= Wireless game adapter =

Device that enables multiplayer access

A Wireless game adapter is a device that, once connected to a video game console or handheld, enables internet and\or multiplayer access.

== Consoles ==

=== Xbox 360 ===

The Wireless Network Adapter for the Xbox 360 is a device that is plugged into the system's rear USB port, allowing for access to the internet via a wireless router.

=== Wii ===

While the Wii has built-in wireless capabilities, it is not compatible with every wireless router.

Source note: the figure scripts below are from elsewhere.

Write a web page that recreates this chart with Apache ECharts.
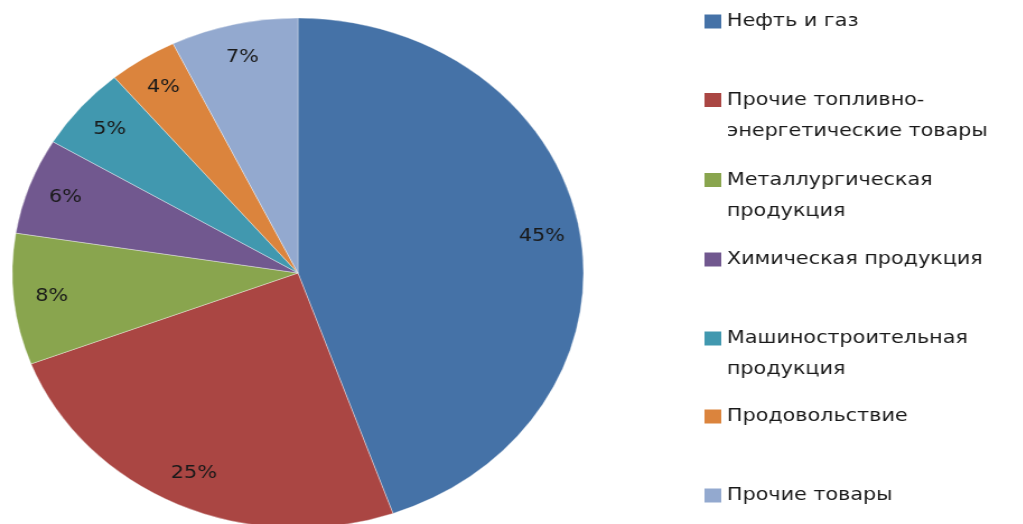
<!DOCTYPE html>
<html>
<head>
<meta charset="utf-8">
<script src="https://cdn.jsdelivr.net/npm/echarts@6/dist/echarts.min.js"></script>
<style>
html,body{margin:0;padding:0;background:#fff;overflow:hidden;width:1023px;height:524px;}
#wrap{width:1023px;height:524px;overflow:hidden;}
#chart{width:914px;height:524px;transform:scaleX(1.12);transform-origin:0 0;}
</style>
</head>
<body>
<div id="wrap"><div id="chart"></div></div>
<script>
const categories = [
  'Нефть и газ',
  'Прочие топливно-\nэнергетические товары',
  'Металлургическая\nпродукция',
  'Химическая продукция',
  'Машиностроительная\nпродукция',
  'Продовольствие',
  'Прочие товары'
];
const shares = [44.6, 24.6, 8.3, 6.1, 5.3, 3.9, 7.2];
const colors = ['#4572A7', '#AA4643', '#89A54E', '#71588F', '#4198AF', '#DB843D', '#93A9CF'];

const legendTops = [6, 53.5, 133.5, 244, 292, 401, 480];
const LH = 31;

const data = categories.map((n, i) => ({ name: n, value: shares[i], itemStyle: { color: colors[i] } }));

const legends = categories.map((n, i) => {
  const multi = n.indexOf('\n') >= 0;
  return {
    show: true,
    data: [n],
    orient: 'vertical',
    left: 629,
    top: legendTops[i],
    padding: 0,
    icon: 'rect',
    itemWidth: 15,
    itemHeight: 14,
    itemGap: 0,
    selectedMode: false,
    formatter: function (name) { return multi ? '\n' + name : name; },
    itemStyle: { borderWidth: 0 },
    textStyle: {
      fontFamily: 'DejaVu Sans',
      fontSize: 18.5,
      color: '#1a1a1a',
      lineHeight: LH
    }
  };
});

const chart = echarts.init(document.getElementById('chart'), null, { renderer: 'canvas' });
chart.setOption({
  animation: false,
  backgroundColor: '#fff',
  legend: legends,
  series: [
    {
      type: 'pie',
      center: [266, 273],
      radius: [0, 255],
      startAngle: 90,
      clockwise: true,
      data: data,
      label: { show: false },
      labelLine: { show: false },
      itemStyle: { borderColor: 'rgba(255,255,255,0.6)', borderWidth: 0.6 },
      emphasis: { disabled: true },
      silent: true
    },
    {
      type: 'pie',
      center: [266, 273],
      radius: [0, 436],
      startAngle: 90,
      clockwise: true,
      data: categories.map((n, i) => ({ name: n, value: shares[i] })),
      itemStyle: { color: 'rgba(0,0,0,0)', borderWidth: 0 },
      label: {
        show: true,
        position: 'inside',
        formatter: function (p) { return Math.round(p.percent) + '%'; },
        fontFamily: 'DejaVu Sans',
        fontSize: 18.5,
        color: '#1a1a1a'
      },
      labelLine: { show: false },
      emphasis: { disabled: true },
      silent: true,
      z: 3
    }
  ]
});
</script>
</body>
</html>
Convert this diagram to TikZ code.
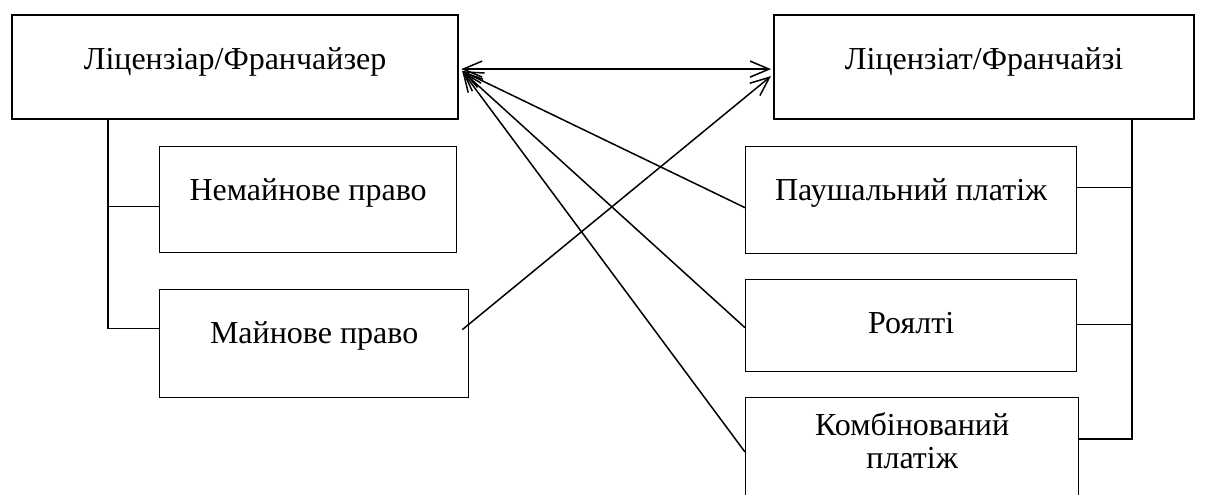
\documentclass[tikz,border=0pt]{standalone}
\usepackage{fontspec}
\setmainfont{Liberation Serif}
\usetikzlibrary{arrows.meta, calc}

\begin{document}
\begin{tikzpicture}[x=0.5pt, y=-0.5pt, font=\fontsize{16}{16.5}\selectfont,
	blk/.style={draw, line width=0.65pt, inner sep=0pt, anchor=north west, text height=27pt, text depth=#1},
	main/.style={blk=#1, line width=1.1pt},
	lk/.style={line width=0.75pt},
	fl/.style={-{Straight Barb[length=9.5pt, width=8pt]}, line width=0.75pt},
	fl2/.style={{Straight Barb[length=9.5pt, width=8pt]}-{Straight Barb[length=9.5pt, width=8pt]}, line width=0.75pt}]
	\useasboundingbox (0,0) rectangle (1216,494);
	\clip (0,0) rectangle (1216,494);
	% parties
	\node[main=25pt, minimum width=223pt] (lic) at (11,14) {Ліцензіар/Франчайзер};
	\node[main=25pt, minimum width=210pt] (lit) at (773,14) {Ліцензіат/Франчайзі};
	% rights
	\node[blk=26pt, minimum width=148.5pt] (nem) at (159,146) {Немайнове право};
	\node[blk=27pt, minimum width=154.5pt] (may) at (159,289) {Майнове право};
	% payments
	\node[blk=26.5pt, minimum width=165.5pt] (paus) at (745,146) {Паушальний платіж};
	\node[blk=19pt, minimum width=165.5pt] (roy) at (745,279) {Роялті};
	\node[blk=20pt, text height=35.5pt, align=center, minimum width=166.5pt] (komb) at (745,397) {Комбінований\\платіж};
	% trunks
	\coordinate (ltop) at ($(lic.south west)+(97,0)$);
	\coordinate (nstub) at ($(nem.west)+(0,7)$);
	\coordinate (mstub) at ($(may.west)+(0,-15)$);
	\draw[lk] (ltop) |- (mstub);
	\draw[lk] (nstub) -- (nstub -| ltop);
	\coordinate (rtop) at ($(lit.south west)+(359,0)$);
	\coordinate (pstub) at ($(paus.east)+(0,-12.5)$);
	\coordinate (rstub) at ($(roy.east)+(0,-1)$);
	\coordinate (kstub) at ($(komb.north east)+(0,42)$);
	\draw[lk] (rtop) |- (kstub);
	\draw[lk] (pstub) -- (pstub -| rtop);
	\draw[lk] (rstub) -- (rstub -| rtop);
	% flows
	\coordinate (lin) at ($(lic.east)+(3,4)$);
	\coordinate (rin) at ($(lit.west)+(-2,9)$);
	\coordinate (pout) at ($(paus.west)+(0,7.5)$);
	\coordinate (rout) at ($(roy.west)+(0,2)$);
	\coordinate (kout) at ($(komb.north west)+(0,55)$);
	\coordinate (mout) at ($(may.east)+(-7,-14)$);
	\draw[fl2] ($(lic.east)+(2,2)$) -- ($(lit.west)+(-2,2)$);
	\draw[fl] (pout) -- (lin);
	\draw[fl] (rout) -- (lin);
	\draw[fl] (kout) -- (lin);
	\draw[fl] (mout) -- (rin);
\end{tikzpicture}
\end{document}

For this reason Nintendo released the Nintendo Wi-Fi USB Connector peripheral that a Wii can connect wirelessly to via an internet enabled computer, wireless or otherwise.

== Handhelds ==

=== Game Boy Color/Game Boy Advance ===

The Mobile Adapter GB, was a short-lived peripheral that allowed the handheld Game Boy Color and Game Boy Advance consoles to connect to a mobile phone, utilizing its cellular network for online interactions via the Mobile System GB service. Following delays, the device and service launched in Japan on 27 January 2001. Together, they enabled online functionality for 22 games, most notably Pokémon Crystal and Mobile Golf. Nintendo ultimately chose not to release the adapter outside Japan, citing international wireless incompatibilities and market differences. Its high costs and limited game compatibility hindered widespread adoption, with only 80,000 units sold in its first year. The Mobile System GB service was discontinued on 18 December 2002.

=== Game Boy Advance ===

The Game Boy Advance and its two redesigns, the Game Boy Advance SP and the Game Boy Micro all had wireless adapters that were meant to replace the link cable used for local multiplayer. It is only compatible with 46 games.

=== Nintendo DS ===

Much like the Wii, the Nintendo DS has built-in wireless capabilities and is similarly not compatible with all wireless routers. Another hindrance is that the DS does not support certain levels of wi-fi encryption (e.g. WPA), thus necessitating the Nintendo Wi-Fi USB Connector.